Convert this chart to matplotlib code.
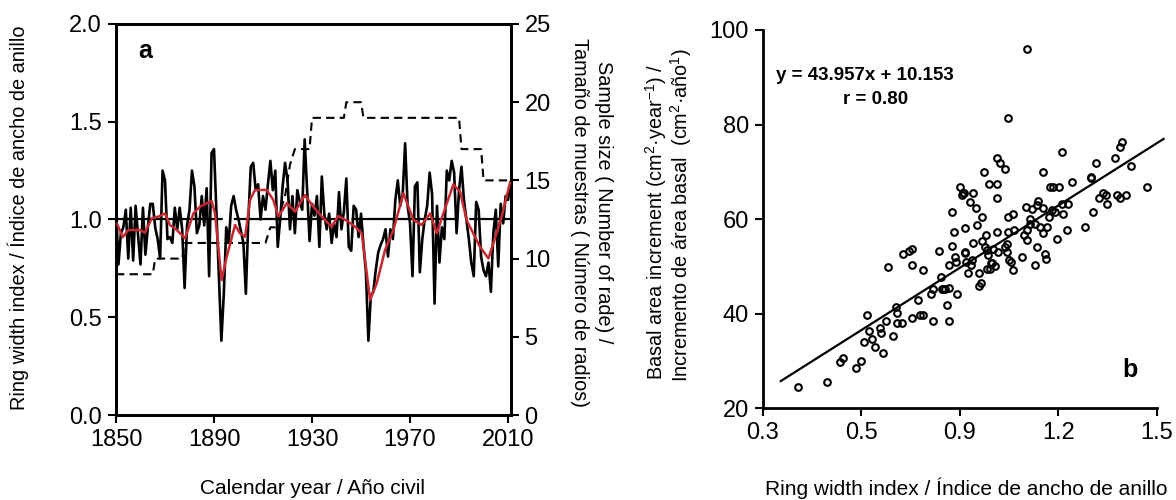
import matplotlib
matplotlib.use('Agg')
import matplotlib.pyplot as plt
import numpy as np

plt.rcParams['font.family'] = ['Liberation Sans', 'DejaVu Sans']
plt.rcParams['mathtext.fontset'] = 'custom'
plt.rcParams['mathtext.rm'] = 'Liberation Sans'
plt.rcParams['mathtext.it'] = 'Liberation Sans:italic'
plt.rcParams['mathtext.bf'] = 'Liberation Sans:bold'

# ---- panel a: ring width index chronology ----
years = np.arange(1850, 2012)
rwi = [
    1.06, 0.77, 0.93, 0.96, 1.05, 0.80, 1.06, 0.79, 1.07, 0.92,   # 1850s
    0.77, 1.06, 0.82, 0.96, 1.08, 1.08, 0.96, 0.90, 0.80, 1.25,   # 1860s
    1.20, 0.90, 0.91, 0.88, 1.06, 0.95, 1.06, 0.95, 0.65, 0.97,   # 1870s
    1.05, 1.25, 1.17, 0.93, 0.97, 1.12, 0.97, 1.16, 0.71, 1.34,   # 1880s
    1.36, 1.03, 0.70, 0.38, 0.62, 0.96, 0.88, 1.07, 1.12, 1.05,   # 1890s
    1.00, 0.94, 0.88, 0.62, 1.00, 1.27, 1.29, 1.15, 1.18, 1.00,   # 1900s
    1.12, 1.05, 1.18, 1.30, 1.15, 1.25, 0.86, 1.00, 1.17, 1.29,   # 1910s
    1.20, 0.95, 1.12, 0.93, 1.15, 1.09, 1.05, 1.41, 1.15, 0.89,   # 1920s
    1.08, 1.02, 1.12, 0.86, 1.22, 1.03, 0.95, 1.03, 0.88, 0.98,   # 1930s
    0.91, 1.14, 0.95, 1.04, 1.21, 0.86, 0.84, 1.07, 1.05, 0.91,   # 1940s
    1.03, 0.87, 0.73, 0.38, 0.61, 0.63, 0.74, 0.83, 0.87, 0.90,   # 1950s
    0.95, 0.81, 0.95, 0.90, 1.10, 1.20, 1.07, 1.13, 1.39, 1.07,   # 1960s
    0.98, 0.71, 1.17, 1.19, 0.73, 0.90, 1.00, 1.07, 1.24, 1.13,   # 1970s
    0.57, 1.07, 0.78, 0.96, 0.90, 1.25, 1.20, 1.30, 1.24, 0.93,   # 1980s
    1.15, 1.27, 1.10, 1.00, 0.90, 0.78, 0.71, 1.09, 1.05, 0.81,   # 1990s
    0.74, 0.71, 0.78, 0.63, 0.93, 1.05, 0.76, 1.08, 0.98, 1.12,   # 2000s
    1.10, 1.19,
]

# smoothed curve (red), read at irregular years
smooth_years = [1850.5, 1852.7, 1855, 1859.8, 1861.8, 1864.6, 1867.3, 1870, 1872,
                1874.8, 1878.2, 1881.6, 1884.3, 1887, 1889, 1890.4, 1893.1, 1895.2,
                1898.6, 1900.6, 1902.7, 1904.7, 1906.7, 1911.5, 1914.2, 1916.3,
                1919.7, 1923.1, 1927.1, 1930.5, 1934.6, 1938, 1940.7, 1944.8,
                1947.6, 1950.3, 1953.7, 1956.4, 1959.8, 1963.2, 1967.3, 1969.3,
                1971.4, 1974.8, 1978.2, 1980.9, 1983.6, 1987.7, 1990.4, 1993.1,
                1998.5, 2002, 2004, 2007.4, 2010.8]
smooth_rwi = [0.977, 0.909, 0.946, 0.946, 0.933, 1.006, 1.015, 1.031, 0.972,
              0.946, 0.904, 1.031, 1.066, 1.083, 1.095, 1.031, 0.69, 0.81,
              0.972, 0.929, 0.912, 1.10, 1.151, 1.151, 1.10, 1.015,
              1.083, 1.04, 1.125, 1.066, 1.006, 0.963, 1.018, 0.989,
              0.963, 0.929, 0.588, 0.673, 0.844, 0.946, 1.134, 1.066,
              0.997, 0.972, 1.031, 0.929, 1.031, 1.18, 1.142, 0.997,
              0.861, 0.801, 0.878, 1.015, 1.188]

# sample size (number of radii), vertices of the dashed line
sample_years = [1850, 1865, 1866, 1877, 1878, 1911, 1913, 1915, 1917, 1919, 1921,
                1923, 1929, 1930, 1943, 1944, 1950, 1951, 1990, 1991, 1999, 2000, 2011]
sample_n = [9, 9, 10, 10, 11, 11, 12, 12, 13, 14, 16,
            17, 17, 19, 19, 20, 20, 19, 19, 17, 17, 15, 15]

# ---- panel b: BAI vs RWI ----
rwi_x = [0.407, 0.495, 0.535, 0.543, 0.584, 0.600, 0.608, 0.616, 0.625, 0.634,
         0.642, 0.657, 0.659, 0.665, 0.674, 0.682, 0.698, 0.706, 0.708, 0.708,
         0.723, 0.728, 0.746, 0.754, 0.755, 0.755, 0.772, 0.779, 0.787, 0.789,
         0.811, 0.819, 0.819, 0.836, 0.844, 0.846, 0.850, 0.855, 0.862, 0.868,
         0.868, 0.868, 0.876, 0.876, 0.883, 0.885, 0.888, 0.892, 0.901, 0.907,
         0.909, 0.913, 0.917, 0.917, 0.917, 0.919, 0.926, 0.931, 0.933, 0.936,
         0.939, 0.941, 0.949, 0.951, 0.957, 0.957, 0.963, 0.966, 0.966, 0.972,
         0.976, 0.980, 0.982, 0.984, 0.987, 0.990, 0.992, 0.994, 0.997, 1.000,
         1.007, 1.014, 1.014, 1.014, 1.014, 1.017, 1.022, 1.036, 1.036, 1.043,
         1.045, 1.048, 1.048, 1.048, 1.051, 1.055, 1.061, 1.063, 1.065, 1.088,
         1.095, 1.101, 1.103, 1.103, 1.105, 1.112, 1.114, 1.119, 1.129, 1.130,
         1.134, 1.136, 1.139, 1.144, 1.152, 1.152, 1.154, 1.159, 1.162, 1.164,
         1.170, 1.174, 1.180, 1.185, 1.190, 1.195, 1.203, 1.210, 1.210, 1.215,
         1.225, 1.230, 1.240, 1.281, 1.298, 1.298, 1.306, 1.314, 1.322, 1.337,
         1.345, 1.347, 1.372, 1.377, 1.387, 1.387, 1.395, 1.405, 1.420, 1.469]
bai_y = [24.4, 25.6, 29.7, 30.6, 28.5, 30.1, 34.0, 39.7, 36.3, 34.6,
         32.9, 36.9, 35.9, 31.8, 38.5, 49.8, 35.2, 41.4, 40.1, 38.0,
         38.0, 52.6, 53.3, 53.7, 50.4, 39.0, 43.0, 39.7, 39.7, 49.2,
         44.2, 38.5, 45.2, 53.3, 47.7, 45.2, 45.2, 45.2, 41.8, 45.4,
         38.5, 50.3, 54.4, 61.6, 57.2, 52.1, 51.0, 44.2, 66.7, 65.1,
         65.6, 65.6, 58.2, 53.1, 52.8, 51.0, 48.7, 63.7, 50.3, 51.4,
         54.9, 65.6, 62.3, 58.8, 45.9, 48.7, 46.4, 60.5, 55.4, 70.0,
         54.2, 56.6, 53.5, 49.4, 52.4, 67.4, 49.4, 50.8, 50.7, 53.6,
         50.0, 73.0, 67.4, 64.5, 57.2, 53.1, 71.8, 70.7, 54.2, 53.1,
         54.7, 60.4, 57.2, 81.3, 51.4, 51.0, 61.1, 49.2, 57.7, 52.1,
         56.6, 62.6, 57.7, 96.0, 55.6, 60.0, 59.0, 62.1, 50.3, 59.0,
         63.0, 54.2, 63.8, 58.4, 70.0, 62.3, 57.1, 52.6, 51.5, 58.4,
         60.5, 66.7, 61.9, 66.7, 61.6, 55.9, 66.7, 74.1, 63.2, 61.1,
         57.7, 63.3, 67.9, 58.3, 69.0, 68.6, 61.6, 71.8, 64.4, 65.6,
         65.1, 63.3, 72.9, 65.1, 75.3, 64.4, 76.4, 65.1, 71.2, 66.7]
slope, intercept = 43.957, 10.153
fit_range = [0.355, 1.52]
x_ticks_b = [0.3, 0.6, 0.9, 1.2, 1.5]
x_ticklabels_b = ['0.3', '0.5', '0.9', '1.2', '1.5']

RED = '#c62a30'
TICK_FS = 17
XLAB_FS = 15
YLAB_FS = 14.3

fig = plt.figure(figsize=(11.76, 5.0), dpi=100)

# panel a
ax1 = fig.add_axes([116 / 1176, 85 / 500, 394.5 / 1176, 391 / 500])
ax1r = ax1.twinx()
ax1.axhline(1.0, color='black', lw=1.6, dashes=(48, 5), zorder=1)
ax1r.plot(sample_years, sample_n, color='black', lw=1.5, dashes=(4, 2.5))
ax1r.set_zorder(ax1.get_zorder() - 1)
ax1.patch.set_visible(False)
ax1.plot(years, rwi, color='black', lw=1.9, zorder=2)
ax1.plot(smooth_years, smooth_rwi, color=RED, lw=1.8, zorder=3)

ax1.set_xlim(1850, 2011)
ax1.set_ylim(0, 2)
ax1r.set_ylim(0, 25)
ax1.set_xticks([1850, 1890, 1930, 1970, 2010])
ax1.set_yticks([0, 0.5, 1.0, 1.5, 2.0])
ax1.set_yticklabels(['0.0', '0.5', '1.0', '1.5', '2.0'])
ax1r.set_yticks([0, 5, 10, 15, 20, 25])
for a in (ax1, ax1r):
    a.tick_params(direction='out', length=6, width=1.5, labelsize=TICK_FS, pad=4)
    for s in a.spines.values():
        s.set_linewidth(2)
ax1.text(0.0735, 0.93, 'a', transform=ax1.transAxes, fontsize=18,
         fontweight='bold', ha='center', va='center')

fig.text(313 / 1176, 1 - 488 / 500, 'Calendar year / Año civil',
         fontsize=XLAB_FS, ha='center', va='center')
fig.text(18 / 1176, 1 - 218 / 500, 'Ring width index / Índice de ancho de anillo',
         fontsize=YLAB_FS, ha='center', va='center', rotation=90)
fig.text(603 / 1176, 1 - 202 / 500, 'Sample size ( Number of rade) /',
         fontsize=YLAB_FS, ha='center', va='center', rotation=270)
fig.text(580 / 1176, 1 - 222 / 500, 'Tamaño de muestras ( Número de radios)',
         fontsize=YLAB_FS, ha='center', va='center', rotation=270)

# panel b
ax2 = fig.add_axes([762.7 / 1176, 91.7 / 500, 394.3 / 1176, 378.3 / 500])
ax2.plot(rwi_x, bai_y, 'o', mfc='none', mec='black', ms=4.8, mew=1.5)
fx = np.array(fit_range)
ax2.plot(fx, slope * fx + intercept, color='black', lw=1.6, clip_on=False)
ax2.set_xlim(0.3, 1.5)
ax2.set_ylim(20, 100)
ax2.set_xticks(x_ticks_b)
ax2.set_xticklabels(x_ticklabels_b)
ax2.set_yticks([20, 40, 60, 80, 100])
ax2.spines['top'].set_visible(False)
ax2.spines['right'].set_visible(False)
for s in ax2.spines.values():
    s.set_linewidth(2)
ax2.tick_params(direction='out', length=6, width=1.5, labelsize=TICK_FS, pad=4)
ax2.text(0.259, 0.881, 'y = 43.957x + 10.153', transform=ax2.transAxes,
         fontsize=13.5, fontweight='bold', ha='center', va='center')
ax2.text(0.285, 0.815, 'r = 0.80', transform=ax2.transAxes,
         fontsize=13.5, fontweight='bold', ha='center', va='center')
ax2.text(0.932, 0.101, 'b', transform=ax2.transAxes, fontsize=18,
         fontweight='bold', ha='center', va='center')

fig.text(966 / 1176, 1 - 488 / 500, 'Ring width index / Índice de ancho de anillo',
         fontsize=XLAB_FS, ha='center', va='center')
fig.text(656 / 1176, 1 - 222 / 500, r'Basal area increment (cm$^{2}$·year$^{-1}$) /',
         fontsize=YLAB_FS, ha='center', va='center', rotation=90)
fig.text(681 / 1176, 1 - 215 / 500, r'Incremento de área basal  (cm$^{2}$·año$^{1}$)',
         fontsize=YLAB_FS, ha='center', va='center', rotation=90)

fig.savefig('out.png', dpi=100)
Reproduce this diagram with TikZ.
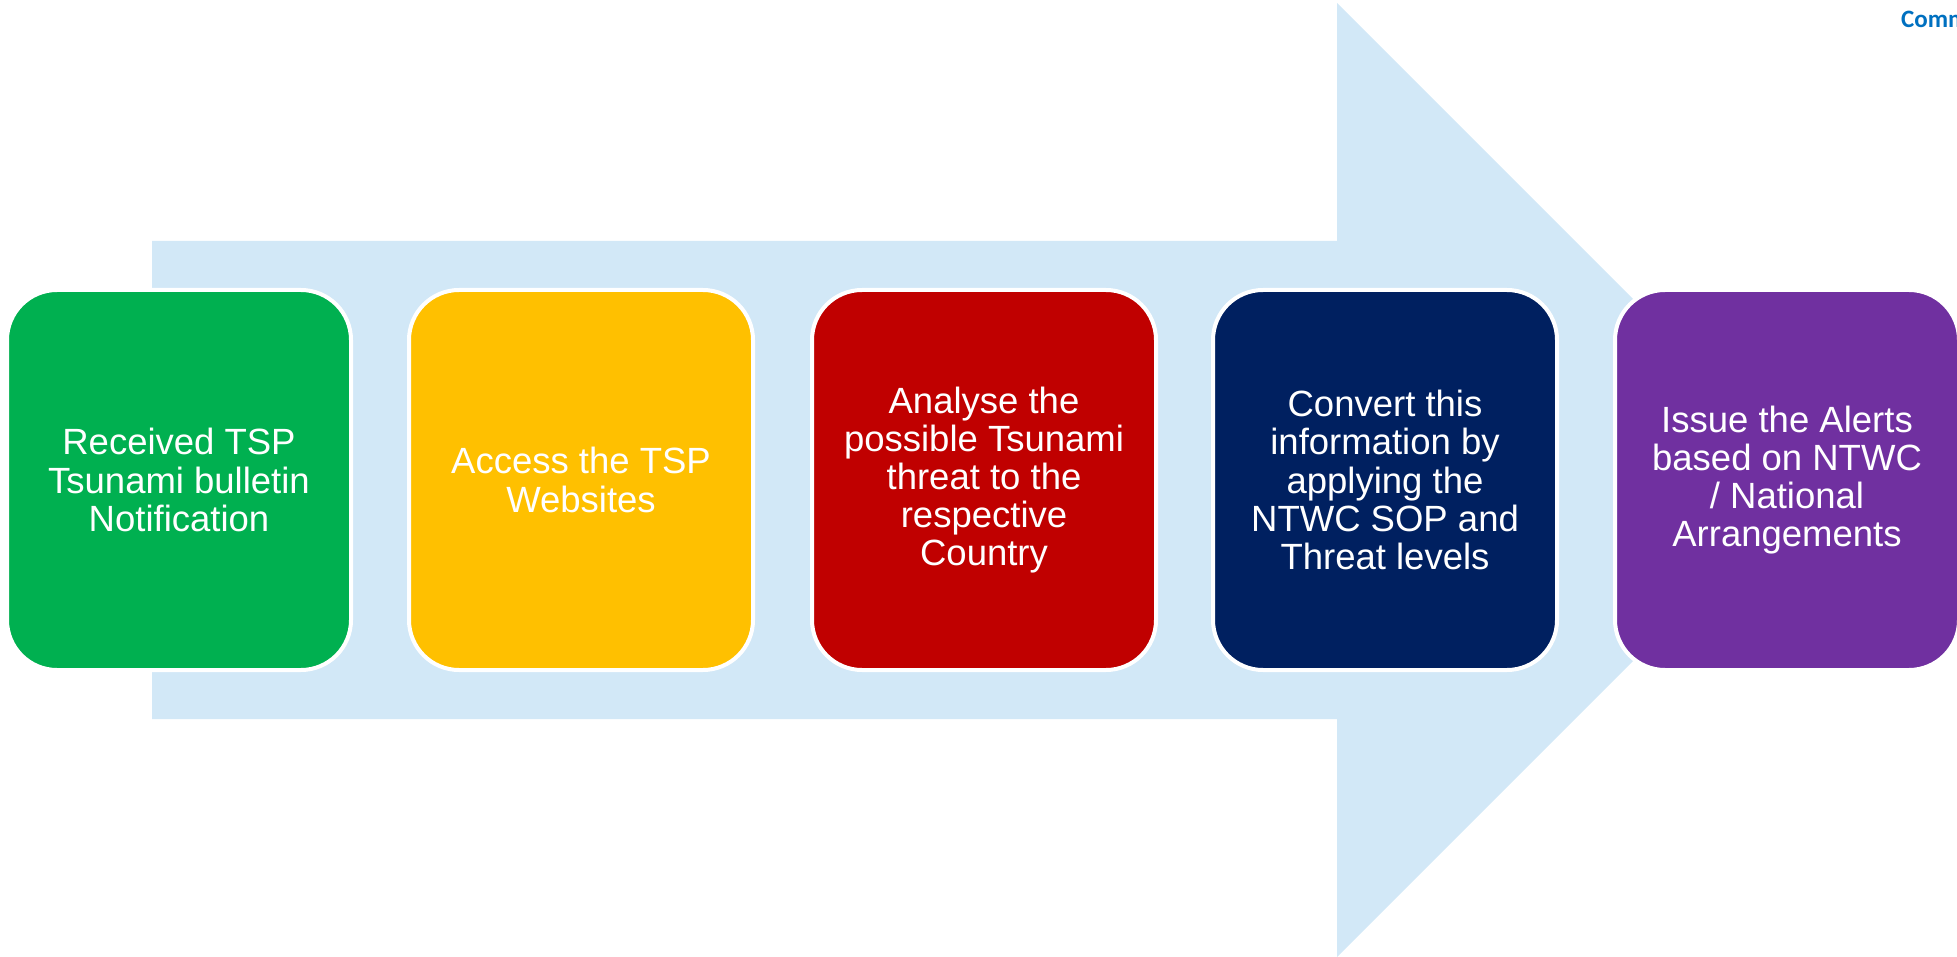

──────────────────────────────

Restate word for word only the lines from where the entries begin through the one with "plt.rcParams['mathtext.bf'] = 'Liberation"; omit the pictures.

Convert this chart to matplotlib code.
import matplotlib
matplotlib.use('Agg')
import matplotlib.pyplot as plt
import numpy as np

plt.rcParams['font.family'] = ['Liberation Sans', 'DejaVu Sans']
plt.rcParams['mathtext.fontset'] = 'custom'
plt.rcParams['mathtext.rm'] = 'Liberation Sans'
plt.rcParams['mathtext.it'] = 'Liberation Sans:italic'
plt.rcParams['mathtext.bf'] = 'Liberation Sans:bold'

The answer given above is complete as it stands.